EP-A2-0 263 777 shows an integrated, redundant reference system for flight control and for the generation of heading and attitude information. A plurality of electrically caged, two-axis gyros are arranged aircraft-fixed in such a way that they provide angular rate information redundantly. A plurality of accelerometers provide correspondingly redundant acceleration information. Signal processing means are provided by which erroneous angular rate and acceleation information is eliminated. The thus failure-compensated angular rate and acceleration information provides stabilizing signals for the flight controller. Furthermore, heading and attitude information is generated from this failure-compensated angular rate and acceleration information.

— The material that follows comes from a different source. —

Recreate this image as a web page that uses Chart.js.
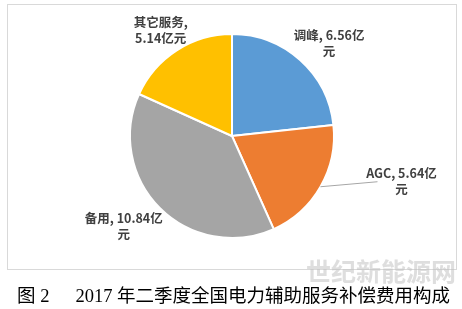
<!DOCTYPE html>
<html>
<head>
<meta charset="utf-8">
<script src="https://cdn.jsdelivr.net/npm/chart.js@4"></script>
<style>
  html, body { margin: 0; padding: 0; background: #fff; }
  body { width: 462px; height: 309px; position: relative; overflow: hidden; }
  #box { position: absolute; left: 7px; top: 4px; width: 448px; height: 264px; border: 1px solid #d9d9d9; }
  #box canvas { position: absolute; left: 0; top: 0; }
  #caption { position: absolute; left: 17px; top: 281px; font: 18.5px 'Liberation Serif', 'Noto Sans CJK SC'; color: #000; white-space: pre; }
  #caption span { margin-left: 26px; }
  #mark { position: absolute; left: 306px; top: 252px; font: bold 25px 'Noto Sans CJK SC'; color: rgba(190,190,190,0.5); }
</style>
</head>
<body>
<div id="box"><canvas id="pieChart" width="448" height="264"></canvas></div>
<div id="mark">世纪新能源网</div>
<div id="caption">图 2<span>2017 年二季度全国电力辅助服务补偿费用构成</span></div>
<script>
// datos del gráfico
const categorias = ['调峰', 'AGC', '备用', '其它服务'];
const valores = [6.56, 5.64, 10.84, 5.14];
const colores = ['#5B9BD5', '#ED7D31', '#A5A5A5', '#FFC000'];
// texto de cada etiqueta (líneas)
const etiquetas = [
    ['调峰, 6.56亿', '元'],
    ['AGC, 5.64亿', '元'],
    ['备用, 10.84亿', '元'],
    ['其它服务,', '5.14亿元']
];

// desplazamiento de la etiqueta respecto al borde del sector
const ajustes = [
    { dx: 29, dy: -17 },
    { dx: 81, dy: -5, linea: 57 },
    { dx: -36, dy: 18 },
    { dx: -16, dy: -20 }
];

const pluginEtiquetas = {
    id: 'etiquetas',
    afterDatasetsDraw(chart) {
        const ctx = chart.ctx;
        const meta = chart.getDatasetMeta(0);
        ctx.save();
        ctx.font = 'bold 12.5px "Noto Sans CJK SC"';
        ctx.fillStyle = '#404040';
        ctx.textAlign = 'center';
        ctx.textBaseline = 'middle';
        meta.data.forEach((arc, i) => {
            const mid = (arc.startAngle + arc.endAngle) / 2;
            const ex = arc.x + Math.cos(mid) * arc.outerRadius;
            const ey = arc.y + Math.sin(mid) * arc.outerRadius;
            const a = ajustes[i];
            if (a.linea) {
                ctx.strokeStyle = '#A6A6A6';
                ctx.lineWidth = 1;
                ctx.beginPath();
                ctx.moveTo(ex, ey);
                ctx.lineTo(ex + a.linea, ey - 5);
                ctx.stroke();
            }
            const lineas = etiquetas[i];
            const cx = ex + a.dx;
            const cy = ey + a.dy;
            lineas.forEach((t, k) => {
                ctx.fillText(t, cx, cy + (k - (lineas.length - 1) / 2) * 16);
            });
        });
        ctx.restore();
    }
};

new Chart(document.getElementById('pieChart'), {
    type: 'pie',
    data: {
        labels: categorias,
        datasets: [{
            data: valores,
            backgroundColor: colores,
            borderColor: '#fff',
            borderWidth: 2
        }]
    },
    options: {
        responsive: false,
        animation: false,
        layout: { padding: { top: 28, bottom: 30, left: 121, right: 121 } },
        plugins: {
            legend: { display: false },
            tooltip: { enabled: false }
        }
    },
    plugins: [pluginEtiquetas]
});
</script>
</body>
</html>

With the reference system as disclosed in EP-A2-0 263 777, a coarse alignment and subsequently a fine alignment of the system take place. Velocity increment signals from the accelerometers are transformed from the system-fixed coordinate system into an earth-fixed coordinate system in accordance with a directional cosine matrix. The transformed velocity increment signals are applied to a Kalman filter which models the influence of the rotation of the earth on the angular rate sensors and generates actuating signals independent of the rotation of the earth for the heading and attitude correction, when the coordinate system defined by the directional cosine matrix deviates from the earth-fixed coordinate system.
DE-A-31 01 828 relates to a method for determining the zero error of a single-axis rate gyro. In order to determine the zero error, and in particular to determine the angle between a reference axis and geographic north, the output signals of the rate gyro are measured at different rotary speeds of the gyro rotor. The sum of all zero errors are determined by computational combination of the measuring results.
DE-C2-32 13 720 describes a dynamically tuned gimbal suspension with two degrees of freedom for a gyro rotor.